Bobbins are everywhere, crowding the view. Through them it is possible to catch glimpses of an employee, darting from one row to the other. Upon close inspection, it’s possible to see the tiny strands of cotton spinning around the machine.
English Fine Cottons, owned by synthetic materials producer Culimeta-Saveguard Ltd, received investment from the Textile Growth Fund in 2015, an EU fund aimed at bringing textile production back to the UK. When the mill opened, senior management expected and hoped the company to have 10-15 customers on its books buying its products, but have been shocked to receive something like 20 enquiries a week. “We’re quietly confident of success and we’ve already started reinvesting in more machinery,” says general manager Andy Ogden. When the company “fully matures” in five years, it expects to be employing 80 people and making a profit of between £5-10m.

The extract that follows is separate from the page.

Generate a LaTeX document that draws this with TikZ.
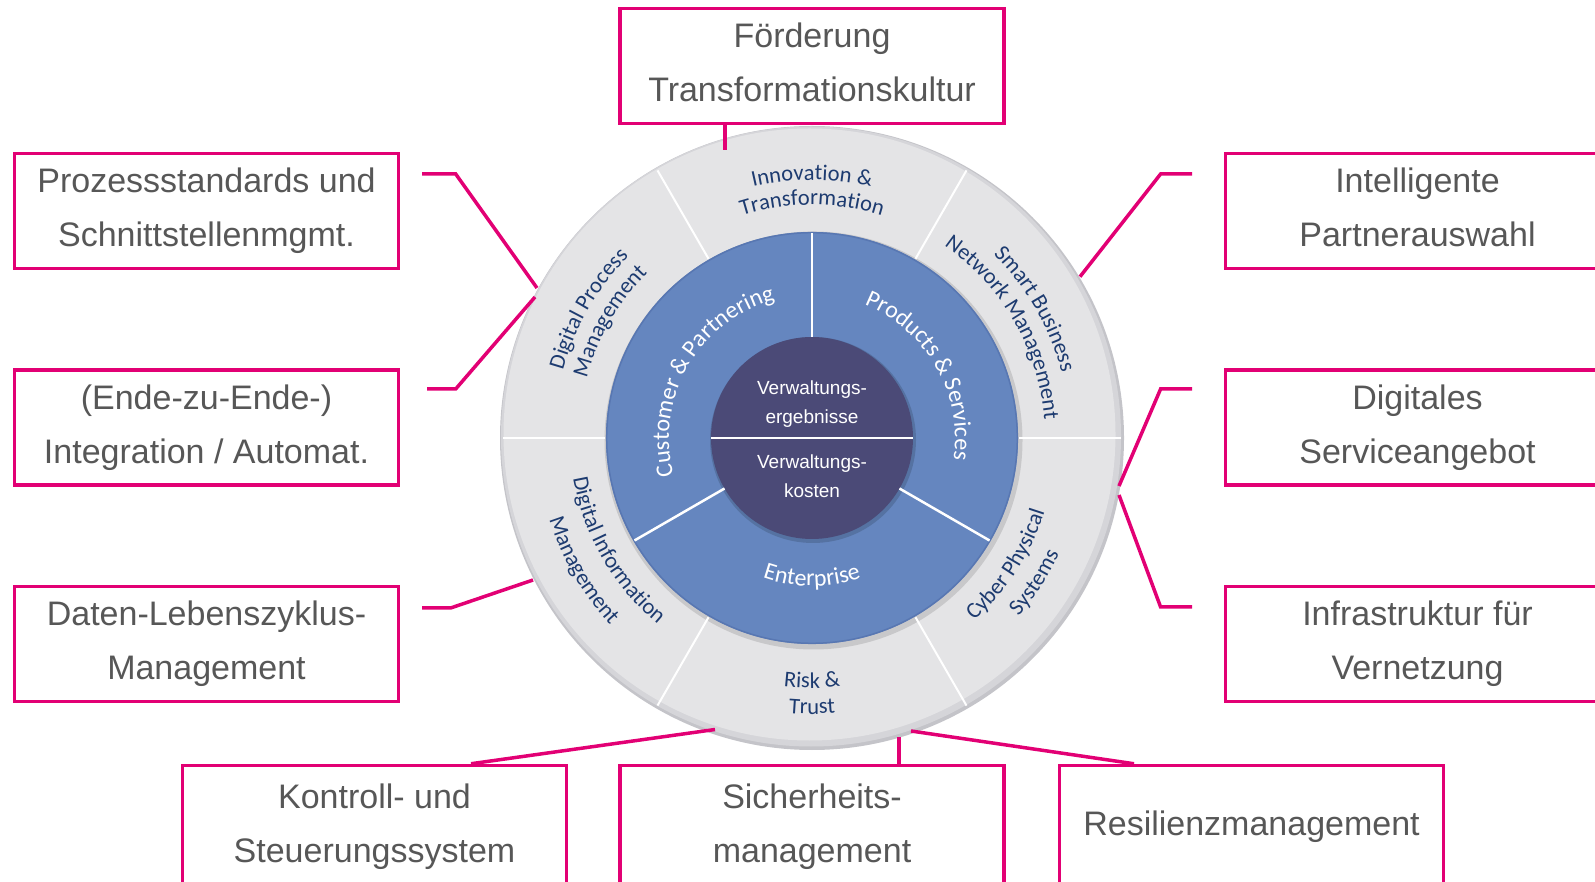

So what changed in the international market to allow the UK back into this industry? “Nothing,” Ogden replies bluntly. “It could have happened in the UK all the way through that period.” He points out that Italy, Germany, and Portugal have never lost their spinning. The cotton mills in the UK were owned by conglomerated as opposed to family-owned companies, who had few qualms about pulling out when the going got tough. While cotton was dying in the UK, other European countries were adapting, and targeting the luxury market. “They moved into markets that were more suited to their textile industries. We really didn’t do that.”

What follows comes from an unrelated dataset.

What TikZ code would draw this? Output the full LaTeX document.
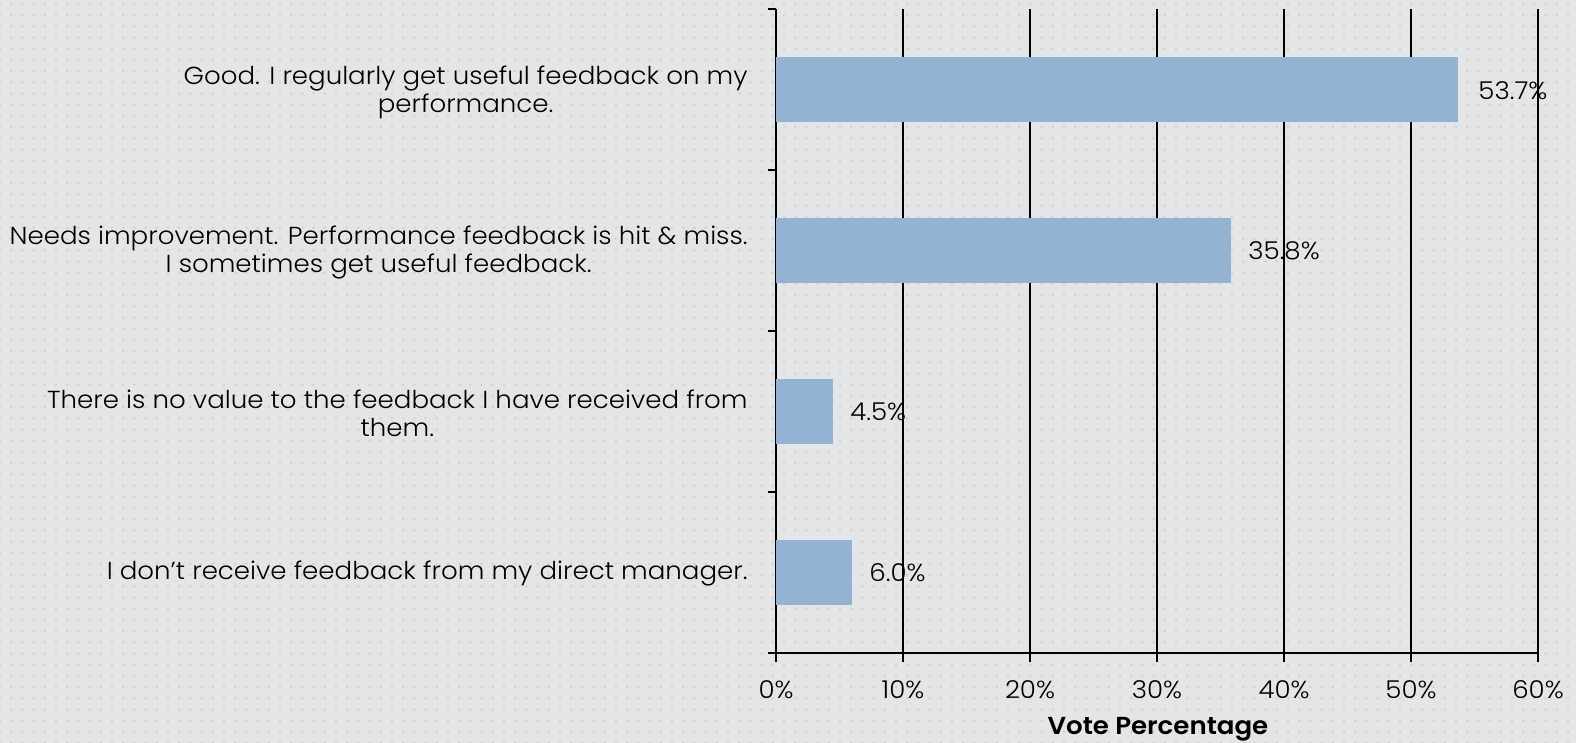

English Fine Cottons aren’t trying to play the likes of India at their own game, but are producing high-end cotton that can be bought in small amounts – a possibility when you don’t need to ship. “It’s a quality, luxurious product; it’s a heritage product; it’s an heirloom product.” As such its competition is predominantly European. Bespoke, “Made in Britain” products are more fashionable than ever, and Ogden believes it is only right that Britain is producing its own cotton once again. “Jermyn Street is known as the shirt maker of the world, [but] it’s not British shirting.”

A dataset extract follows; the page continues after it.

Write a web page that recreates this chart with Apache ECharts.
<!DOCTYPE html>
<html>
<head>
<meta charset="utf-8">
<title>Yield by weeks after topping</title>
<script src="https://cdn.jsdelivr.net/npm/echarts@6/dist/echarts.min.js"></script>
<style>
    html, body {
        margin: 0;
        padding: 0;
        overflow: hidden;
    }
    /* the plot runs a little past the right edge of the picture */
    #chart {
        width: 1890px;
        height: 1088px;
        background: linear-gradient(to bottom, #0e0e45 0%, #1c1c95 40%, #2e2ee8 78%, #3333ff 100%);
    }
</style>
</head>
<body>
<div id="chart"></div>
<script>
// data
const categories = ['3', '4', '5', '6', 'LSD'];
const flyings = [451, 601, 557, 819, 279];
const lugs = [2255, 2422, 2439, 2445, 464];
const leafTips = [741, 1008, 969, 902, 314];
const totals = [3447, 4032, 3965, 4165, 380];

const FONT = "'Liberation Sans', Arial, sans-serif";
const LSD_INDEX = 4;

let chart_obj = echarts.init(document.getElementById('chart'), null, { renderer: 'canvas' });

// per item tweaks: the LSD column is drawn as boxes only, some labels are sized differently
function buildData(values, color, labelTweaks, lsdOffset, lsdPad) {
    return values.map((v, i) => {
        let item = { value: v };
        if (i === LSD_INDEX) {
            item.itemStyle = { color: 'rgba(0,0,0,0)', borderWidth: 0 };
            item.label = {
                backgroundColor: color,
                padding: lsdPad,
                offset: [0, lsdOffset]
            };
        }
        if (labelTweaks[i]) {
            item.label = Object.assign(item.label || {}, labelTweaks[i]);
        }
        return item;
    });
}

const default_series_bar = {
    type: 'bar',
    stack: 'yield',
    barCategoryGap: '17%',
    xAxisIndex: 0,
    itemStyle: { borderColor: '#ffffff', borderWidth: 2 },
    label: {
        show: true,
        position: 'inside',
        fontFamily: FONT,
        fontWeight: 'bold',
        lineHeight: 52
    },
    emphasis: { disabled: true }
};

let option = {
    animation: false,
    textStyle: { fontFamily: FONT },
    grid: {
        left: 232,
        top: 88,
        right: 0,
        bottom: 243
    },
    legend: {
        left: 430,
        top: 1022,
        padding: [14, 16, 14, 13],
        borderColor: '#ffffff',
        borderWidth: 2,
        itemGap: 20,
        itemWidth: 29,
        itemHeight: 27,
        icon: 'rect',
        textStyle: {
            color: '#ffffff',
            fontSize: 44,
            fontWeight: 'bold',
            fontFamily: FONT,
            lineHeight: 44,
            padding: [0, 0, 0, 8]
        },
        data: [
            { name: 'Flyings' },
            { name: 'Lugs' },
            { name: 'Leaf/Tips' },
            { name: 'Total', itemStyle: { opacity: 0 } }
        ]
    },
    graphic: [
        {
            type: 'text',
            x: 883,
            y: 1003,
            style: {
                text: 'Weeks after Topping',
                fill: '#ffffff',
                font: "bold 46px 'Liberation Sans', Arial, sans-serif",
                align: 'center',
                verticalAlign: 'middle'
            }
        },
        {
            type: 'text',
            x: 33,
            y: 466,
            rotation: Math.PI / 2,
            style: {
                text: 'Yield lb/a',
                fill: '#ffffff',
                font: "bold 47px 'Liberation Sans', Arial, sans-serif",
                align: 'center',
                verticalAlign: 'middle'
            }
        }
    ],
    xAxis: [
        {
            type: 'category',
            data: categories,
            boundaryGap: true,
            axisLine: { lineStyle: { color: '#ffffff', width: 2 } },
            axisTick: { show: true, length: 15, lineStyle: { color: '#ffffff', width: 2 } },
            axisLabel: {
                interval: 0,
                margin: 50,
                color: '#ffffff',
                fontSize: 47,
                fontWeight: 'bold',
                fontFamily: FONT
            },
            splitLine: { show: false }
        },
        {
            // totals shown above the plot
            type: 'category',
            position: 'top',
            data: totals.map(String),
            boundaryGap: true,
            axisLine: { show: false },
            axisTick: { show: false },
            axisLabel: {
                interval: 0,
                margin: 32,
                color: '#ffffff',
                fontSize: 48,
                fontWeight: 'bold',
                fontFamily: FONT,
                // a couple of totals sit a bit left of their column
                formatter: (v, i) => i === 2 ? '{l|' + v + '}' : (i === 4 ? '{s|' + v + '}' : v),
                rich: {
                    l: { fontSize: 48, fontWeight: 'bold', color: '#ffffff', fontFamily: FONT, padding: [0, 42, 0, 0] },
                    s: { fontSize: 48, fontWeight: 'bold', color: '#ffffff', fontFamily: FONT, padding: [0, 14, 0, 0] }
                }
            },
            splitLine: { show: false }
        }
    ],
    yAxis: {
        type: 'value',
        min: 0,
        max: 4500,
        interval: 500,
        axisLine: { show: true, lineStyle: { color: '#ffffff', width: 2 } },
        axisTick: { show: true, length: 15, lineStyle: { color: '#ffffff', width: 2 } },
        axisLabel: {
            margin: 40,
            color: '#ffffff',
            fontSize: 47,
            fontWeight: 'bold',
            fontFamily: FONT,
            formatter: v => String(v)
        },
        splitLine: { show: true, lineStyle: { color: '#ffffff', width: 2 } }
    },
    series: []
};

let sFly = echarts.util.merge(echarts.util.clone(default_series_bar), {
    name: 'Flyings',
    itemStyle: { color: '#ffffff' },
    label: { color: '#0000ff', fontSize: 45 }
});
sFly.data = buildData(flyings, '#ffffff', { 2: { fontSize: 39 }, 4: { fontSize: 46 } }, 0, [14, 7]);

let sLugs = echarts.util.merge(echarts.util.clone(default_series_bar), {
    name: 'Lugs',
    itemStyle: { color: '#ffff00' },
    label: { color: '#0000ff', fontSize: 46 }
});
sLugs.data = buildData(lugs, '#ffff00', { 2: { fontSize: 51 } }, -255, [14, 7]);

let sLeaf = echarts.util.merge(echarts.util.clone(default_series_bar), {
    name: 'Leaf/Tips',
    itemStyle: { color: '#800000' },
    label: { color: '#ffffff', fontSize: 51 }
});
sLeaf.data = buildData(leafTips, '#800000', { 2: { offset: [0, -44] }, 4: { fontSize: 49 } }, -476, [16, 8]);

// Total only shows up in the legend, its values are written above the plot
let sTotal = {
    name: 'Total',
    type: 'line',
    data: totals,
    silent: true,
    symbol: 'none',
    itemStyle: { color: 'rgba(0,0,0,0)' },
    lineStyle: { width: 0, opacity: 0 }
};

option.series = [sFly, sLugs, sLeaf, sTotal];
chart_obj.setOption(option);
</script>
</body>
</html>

So what does this signify about British manufacturing in general? Ogden is emphatic about the ability of the UK to produce. “We are a country of doers. Why can’t we do it? Why can’t we make this work? … [With] investment in machinery, staffing and training we can be the best manufacturers in the world.” In the past, have politicians and companies given up too quickly? “In pockets, every government has supported some part of manufacturing. The one area that we saw that hadn’t been until very recently focused on is
the essential industries [including textiles]. If Brexit meant that we couldn’t buy any imports, how are we going to clothe ourselves?”
While the return of cotton spinning is creating revenue and jobs for the local area – almost 50 per cent of the mill’s staff walk to work – the historical and cultural significance of the industry also makes the revival emotive. Manhar Agraval is the mill’s spinning manager, and he worked in cotton spinning before it disappeared 30 years ago. Did he ever think it would come back? “No. A lot of people I meet say they never thought that it’s going to come back again.” For Agraval, cotton is personal. “What I am today is all down to the cotton industry.”
Ogden sees the return as symbolic of northern potential. “The ingenuity of the North, the drive, the passion, the dogged sheer determination is something that I’m very proud of.” Is English Fine Cottons part of the Northern Powerhouse? He cites a chain of locally owned companies through which the life cycle of a cotton product can be traced, beginning with the mill. “A network of partner businesses that are all working together to generate something that’s got value and quality, that stays within the region. That’s the Northern Powerhouse.”
Looking out from the top of the mill through the snow, it’s possible to make out bursts of smoke rising from industrial buildings stretching into the distance until the Pennines emerge as a wall. It’s a scene straight out of a Lowry painting. With the whir of cotton spinners behind, it feels like the industrial North has been resurrected.